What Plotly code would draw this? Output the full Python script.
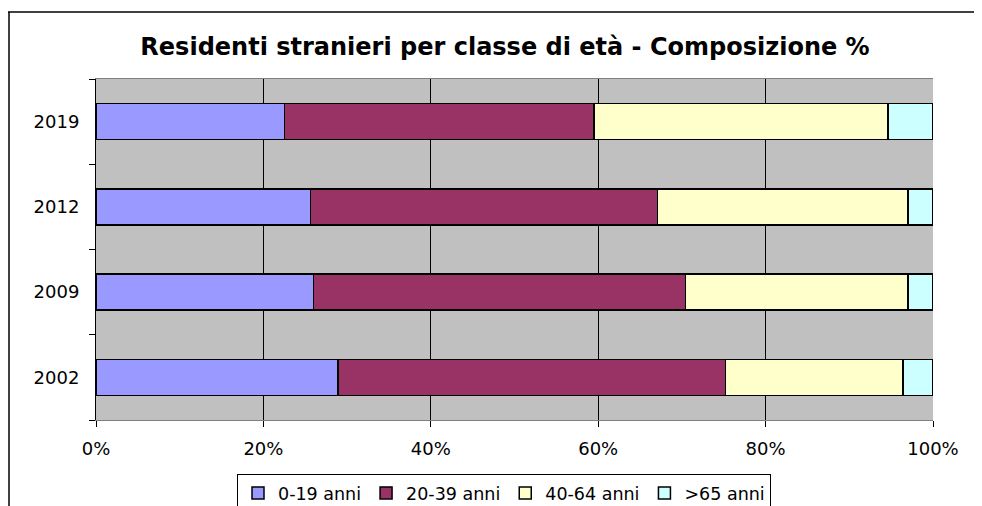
import plotly.graph_objects as go

years = ["2002", "2009", "2012", "2019"]
age_groups = ["0-19 anni", "20-39 anni", "40-64 anni", ">65 anni"]
share_0_19 = [28.9, 26.0, 25.6, 22.5]
share_20_39 = [46.3, 44.4, 41.5, 37.0]
share_40_64 = [21.2, 26.6, 29.9, 35.1]
share_65 = [3.6, 3.0, 3.0, 5.4]
x_ticks = [0, 20, 40, 60, 80, 100]

colors = ["#9999FF", "#993366", "#FFFFCC", "#CCFFFF"]
series = [share_0_19, share_20_39, share_40_64, share_65]

# the page body adds an 8px offset, so figure pixels = screen pixels - 8;
# the figure is a bit taller than the window so the legend box runs off the bottom
W, H = 982, 530
L, R, T, B = 88, 57, 71, 118
pw, ph = W - L - R, H - T - B


def px_x(p):
    return (p - L) / pw


def px_y(p):
    return (H - B - p) / ph


fig = go.Figure()
for name, vals, col in zip(age_groups, series, colors):
    fig.add_trace(
        go.Bar(
            y=years,
            x=vals,
            name=name,
            orientation="h",
            marker=dict(color=col, line=dict(color="black", width=1.5)),
        )
    )

fig.update_layout(
    width=W,
    height=H,
    margin=dict(l=L, r=R, t=T, b=B),
    barmode="stack",
    bargap=0.58,
    paper_bgcolor="white",
    plot_bgcolor="#C0C0C0",
    font=dict(family="DejaVu Sans", size=18, color="black"),
    title=dict(
        text="<b>Residenti stranieri per classe di età - Composizione %</b>",
        x=px_x(497),
        xanchor="center",
        xref="paper",
        y=1 - 39 / H,
        yanchor="middle",
        font=dict(family="DejaVu Sans", size=24, color="black"),
    ),
    showlegend=True,
    legend=dict(
        orientation="h",
        x=px_x(496),
        xanchor="center",
        y=px_y(466),
        yanchor="top",
        bordercolor="black",
        borderwidth=1,
        font=dict(family="DejaVu Sans", size=17.5),
        traceorder="normal",
        itemwidth=30,
    ),
    shapes=[
        dict(type="line", xref="paper", yref="paper",
             x0=px_x(0), x1=px_x(982), y0=px_y(4), y1=px_y(4),
             line=dict(color="black", width=1.5)),
        dict(type="line", xref="paper", yref="paper",
             x0=px_x(1), x1=px_x(1), y0=px_y(4), y1=px_y(530),
             line=dict(color="black", width=1.5)),
    ],
)

fig.update_xaxes(
    range=[0, 100],
    tickvals=x_ticks,
    ticktext=[f"{v}%" for v in x_ticks],
    showgrid=True,
    gridcolor="black",
    gridwidth=1,
    zeroline=False,
    ticks="outside",
    ticklen=6,
    tickcolor="black",
    showline=True,
    linecolor="#808080",
    mirror=True,
    ticklabelstandoff=6,
)
fig.update_yaxes(
    categoryorder="array",
    categoryarray=years,
    ticks="outside",
    tickson="boundaries",
    ticklen=6,
    tickcolor="black",
    showline=True,
    linecolor="black",
    showgrid=False,
    ticklabelstandoff=12,
)

fig.write_html("out.html")
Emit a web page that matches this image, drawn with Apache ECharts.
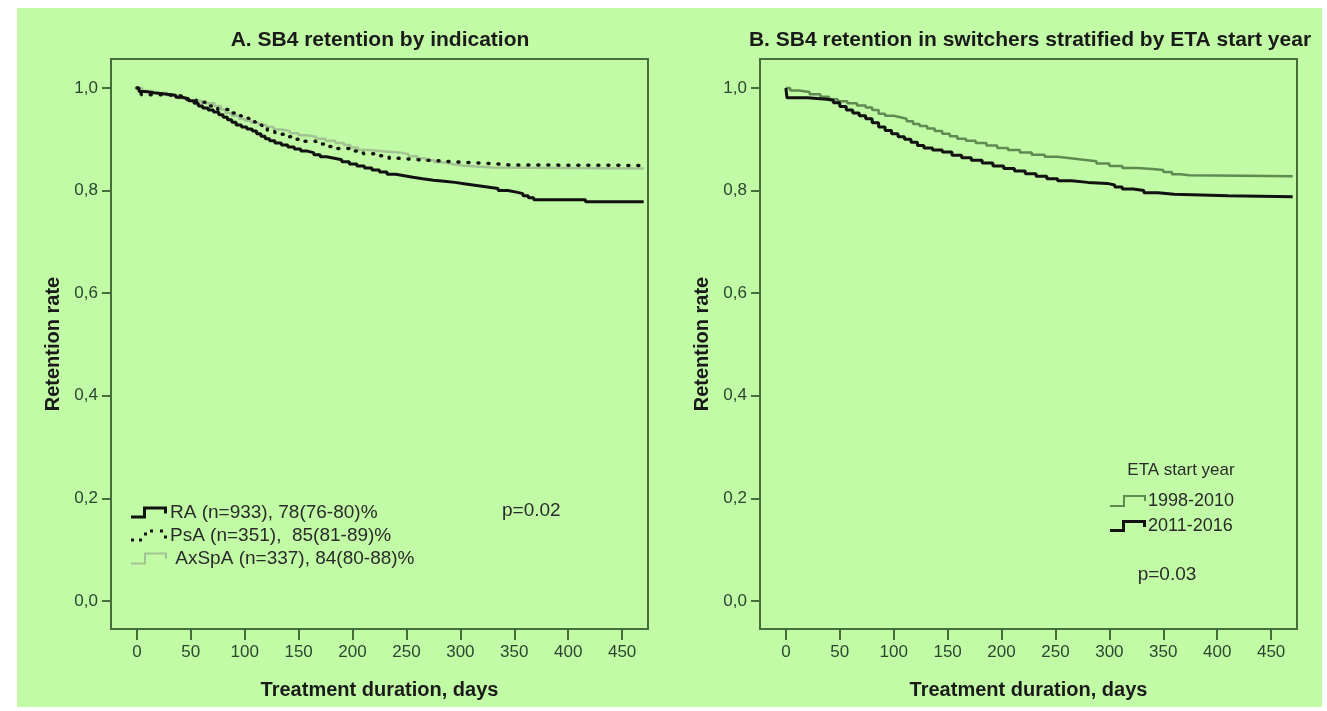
<!DOCTYPE html>
<html>
<head>
<meta charset="utf-8">
<script src="https://cdn.jsdelivr.net/npm/echarts@6/dist/echarts.min.js"></script>
<style>
  html, body { margin: 0; padding: 0; background: #ffffff; width: 1327px; height: 711px; overflow: hidden; }
  #panel { position: absolute; left: 17px; top: 8px; right: 5px; bottom: 4px; background: #c1fba5; }
  #chart { position: absolute; left: 0; top: 0; width: 1327px; height: 711px; }
</style>
</head>
<body>
<div id="panel"></div>
<div id="chart"></div>
<script>
// Axis ticks shared by both panels
const xTicks = [0, 50, 100, 150, 200, 250, 300, 350, 400, 450];
const yTicks = [0, 0.2, 0.4, 0.6, 0.8, 1.0];

// Panel A: Kaplan-Meier retention by indication (days, retention)
const raDays = [0, 2, 8, 18, 28, 36, 42, 48, 53, 57, 61, 66, 71, 76, 80, 84, 88, 92, 97, 102, 107, 111, 115, 119, 123, 128, 134, 140, 146, 152, 158, 164, 170, 176, 183, 190, 197, 204, 211, 218, 225, 232, 240, 248, 256, 265, 275, 285, 295, 305, 315, 325, 335, 344, 352, 358, 363, 368, 416, 470];
const raRetention = [1.0, 0.993, 0.99, 0.988, 0.986, 0.982, 0.979, 0.975, 0.97, 0.965, 0.961, 0.957, 0.953, 0.948, 0.943, 0.938, 0.933, 0.928, 0.924, 0.92, 0.916, 0.911, 0.906, 0.901, 0.897, 0.893, 0.889, 0.885, 0.881, 0.877, 0.874, 0.87, 0.866, 0.863, 0.86, 0.856, 0.852, 0.848, 0.844, 0.84, 0.836, 0.832, 0.829, 0.826, 0.823, 0.82, 0.818, 0.816, 0.813, 0.81, 0.807, 0.804, 0.8, 0.797, 0.794, 0.79, 0.786, 0.782, 0.778, 0.778];

const psaDays = [0, 4, 25, 45, 55, 65, 75, 85, 92, 97, 104, 110, 116, 121, 128, 136, 145, 155, 166, 176, 186, 198, 210, 222, 234, 243, 262, 280, 295, 315, 335, 345, 470];
const psaRetention = [1.0, 0.987, 0.984, 0.978, 0.972, 0.965, 0.958, 0.951, 0.946, 0.941, 0.934, 0.928, 0.921, 0.915, 0.91, 0.905, 0.9, 0.896, 0.891, 0.886, 0.882, 0.877, 0.872, 0.868, 0.863, 0.86, 0.858, 0.856, 0.854, 0.852, 0.85, 0.849, 0.849];

const axspaDays = [0, 5, 15, 28, 38, 46, 60, 72, 78, 82, 88, 95, 100, 106, 113, 120, 127, 134, 142, 150, 158, 166, 175, 184, 192, 198, 205, 215, 230, 245, 252, 260, 268, 276, 284, 292, 302, 315, 330, 470];
const axspaRetention = [1.0, 0.994, 0.99, 0.986, 0.98, 0.975, 0.97, 0.965, 0.958, 0.951, 0.946, 0.94, 0.936, 0.932, 0.928, 0.924, 0.919, 0.916, 0.912, 0.908, 0.905, 0.901, 0.897, 0.893, 0.889, 0.884, 0.879, 0.876, 0.874, 0.871, 0.867, 0.863, 0.859, 0.855, 0.852, 0.849, 0.847, 0.845, 0.843, 0.843];

// Panel B: retention in switchers by ETA start year
const earlyDays = [0, 4, 12, 22, 32, 40, 48, 57, 66, 74, 80, 86, 92, 100, 106, 112, 118, 124, 131, 138, 145, 152, 159, 167, 176, 186, 196, 206, 217, 228, 240, 252, 264, 276, 288, 300, 312, 326, 340, 350, 358, 366, 374, 470];
const earlyRetention = [1.0, 0.995, 0.992, 0.988, 0.983, 0.978, 0.974, 0.97, 0.966, 0.962, 0.957, 0.95, 0.946, 0.943, 0.94, 0.935, 0.93, 0.926, 0.921, 0.916, 0.911, 0.906, 0.901, 0.897, 0.893, 0.888, 0.883, 0.879, 0.874, 0.87, 0.866, 0.863, 0.86, 0.857, 0.853, 0.848, 0.844, 0.842, 0.84, 0.836, 0.832, 0.83, 0.828, 0.828];

const lateDays = [0, 1, 20, 38, 44, 50, 56, 62, 68, 74, 80, 86, 92, 98, 104, 110, 116, 122, 128, 136, 145, 154, 163, 172, 182, 192, 202, 212, 222, 232, 242, 252, 265, 280, 298, 305, 312, 322, 332, 345, 360, 410, 470];
const lateRetention = [1.0, 0.981, 0.978, 0.976, 0.971, 0.964, 0.957, 0.951, 0.946, 0.94, 0.932, 0.924, 0.917, 0.911, 0.905, 0.9, 0.894, 0.888, 0.883, 0.879, 0.875, 0.869, 0.864, 0.859, 0.854, 0.848, 0.843, 0.838, 0.833, 0.828, 0.823, 0.819, 0.816, 0.814, 0.811, 0.807, 0.803, 0.8, 0.796, 0.793, 0.79, 0.788, 0.788];

const seriesNamesA = ['RA (n=933), 78(76-80)%', 'PsA (n=351),  85(81-89)%', ' AxSpA (n=337), 84(80-88)%'];
const seriesNamesB = ['1998-2010', '2011-2016'];

const FONT = '"Liberation Sans", Arial, sans-serif';
const AXIS_COLOR = '#456c3b';
const LABEL_COLOR = '#2b4530';

const zip = (xs, ys) => xs.map((x, i) => [x, ys[i]]);

function makeX(gridIndex) {
  return {
    gridIndex, type: 'value', min: -24, max: 474,
    name: 'Treatment duration, days', nameLocation: 'middle', nameGap: 51,
    nameTextStyle: { fontFamily: FONT, fontWeight: 'bold', fontSize: 20, color: '#1a1a1a' },
    axisLine: { show: true, onZero: false, lineStyle: { color: AXIS_COLOR, width: 2 } },
    axisTick: { show: true, length: 11, customValues: xTicks, lineStyle: { color: AXIS_COLOR, width: 2 } },
    axisLabel: { customValues: xTicks, margin: 15, fontFamily: FONT, fontSize: 17, color: LABEL_COLOR },
    splitLine: { show: false }
  };
}

function makeY(gridIndex) {
  return {
    gridIndex, type: 'value', min: -0.0546, max: 1.0565,
    name: 'Retention rate', nameLocation: 'middle', nameGap: 48, nameRotate: 90,
    nameTextStyle: { fontFamily: FONT, fontWeight: 'bold', fontSize: 20, color: '#1a1a1a' },
    axisLine: { show: true, onZero: false, lineStyle: { color: AXIS_COLOR, width: 2 } },
    axisTick: { show: true, length: 9, customValues: yTicks, lineStyle: { color: AXIS_COLOR, width: 2 } },
    axisLabel: {
      customValues: yTicks, margin: 13, fontFamily: FONT, fontSize: 17, color: LABEL_COLOR,
      formatter: v => v.toFixed(1).replace('.', ',')
    },
    splitLine: { show: false }
  };
}

// Legend icons: Kaplan-Meier step marks
const stepThick = 'path://M0,9L12,9L12,0L36,0L36,7L33,7L33,3L15,3L15,12L0,12Z';
const stepThin = 'path://M0,10L13,10L13,0L36,0L36,6L34,6L34,2L15,2L15,12L0,12Z';
const stepDots = 'path://M0,9h3v3h-3zM8,9h3v3h-3zM13,3h3v3h-3zM19,0h3v3h-3zM29,0h3v3h-3zM33,6h3v3h-3zM33,0h3v0.01h-3z';

const colors = { ra: '#111111', psa: '#151515', axspa: '#a2c392', early: '#5f8a52', late: '#111111' };

const chart = echarts.init(document.getElementById('chart'), null, { renderer: 'canvas' });

chart.setOption({
  animation: false,
  backgroundColor: 'transparent',
  grid: [
    { left: 111, top: 59, width: 537, height: 570, show: true, borderColor: AXIS_COLOR, borderWidth: 2, backgroundColor: 'transparent' },
    { left: 760, top: 59, width: 537, height: 570, show: true, borderColor: AXIS_COLOR, borderWidth: 2, backgroundColor: 'transparent' }
  ],
  xAxis: [makeX(0), makeX(1)],
  yAxis: [makeY(0), makeY(1)],
  legend: [
    {
      left: 131, top: 503, padding: 0, orient: 'vertical', itemGap: 4, itemWidth: 36, itemHeight: 12,
      selectedMode: false, itemStyle: { borderWidth: 0 },
      textStyle: { fontFamily: FONT, fontSize: 19, color: '#2a2a2a', padding: [0, 0, 0, -2] },
      data: [
        { name: seriesNamesA[0], icon: stepThick },
        { name: seriesNamesA[1], icon: stepDots },
        { name: seriesNamesA[2], icon: stepThin }
      ]
    },
    {
      left: 1110, top: 492, padding: 0, orient: 'vertical', itemGap: 7, itemWidth: 36, itemHeight: 12,
      selectedMode: false, itemStyle: { borderWidth: 0 },
      textStyle: { fontFamily: FONT, fontSize: 18, color: '#2a2a2a', padding: [0, 0, 0, -3] },
      data: [
        { name: seriesNamesB[0], icon: stepThin },
        { name: seriesNamesB[1], icon: stepThick }
      ]
    }
  ],
  graphic: [
    { type: 'text', x: 380, y: 40, style: { text: 'A. SB4 retention by indication', font: 'bold 21px ' + FONT, fill: '#1a1a1a', textAlign: 'center', textVerticalAlign: 'middle' } },
    { type: 'text', x: 1030, y: 40, style: { text: 'B. SB4 retention in switchers stratified by ETA start year', font: 'bold 21px ' + FONT, fill: '#1a1a1a', textAlign: 'center', textVerticalAlign: 'middle' } },
    { type: 'text', x: 502, y: 511, style: { text: 'p=0.02', font: '19px ' + FONT, fill: '#2a2a2a', textAlign: 'left', textVerticalAlign: 'middle' } },
    { type: 'text', x: 1181, y: 470, style: { text: 'ETA start year', font: '17px ' + FONT, fill: '#2a2a2a', textAlign: 'center', textVerticalAlign: 'middle' } },
    { type: 'text', x: 1167, y: 575, style: { text: 'p=0.03', font: '19px ' + FONT, fill: '#2a2a2a', textAlign: 'center', textVerticalAlign: 'middle' } }
  ],
  series: [
    { name: seriesNamesA[0], type: 'line', xAxisIndex: 0, yAxisIndex: 0, step: 'end', showSymbol: false, symbol: 'none',
      color: colors.ra, lineStyle: { color: colors.ra, width: 3 }, data: zip(raDays, raRetention), z: 4 },
    { name: seriesNamesA[2], type: 'line', xAxisIndex: 0, yAxisIndex: 0, step: 'end', showSymbol: false, symbol: 'none',
      color: colors.axspa, lineStyle: { color: colors.axspa, width: 2.5 }, data: zip(axspaDays, axspaRetention), z: 2 },
    { name: seriesNamesA[1], type: 'line', xAxisIndex: 0, yAxisIndex: 0, step: 'end', showSymbol: false, symbol: 'none',
      color: colors.psa, lineStyle: { color: colors.psa, width: 3.5, type: [1, 9], cap: 'round' }, data: zip(psaDays, psaRetention), z: 3 },
    { name: seriesNamesB[0], type: 'line', xAxisIndex: 1, yAxisIndex: 1, step: 'end', showSymbol: false, symbol: 'none',
      color: colors.early, lineStyle: { color: colors.early, width: 2.5 }, data: zip(earlyDays, earlyRetention), z: 2 },
    { name: seriesNamesB[1], type: 'line', xAxisIndex: 1, yAxisIndex: 1, step: 'end', showSymbol: false, symbol: 'none',
      color: colors.late, lineStyle: { color: colors.late, width: 3 }, data: zip(lateDays, lateRetention), z: 3 }
  ]
});
</script>
</body>
</html>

TASK OBJECTIVE: Return the material line for line, from its beginning to the line that contains "import plotly.graph_objects as go", with the pictures left out.

RESPONSE BELOW:
What Plotly code would draw this? Output the full Python script.
import plotly.graph_objects as go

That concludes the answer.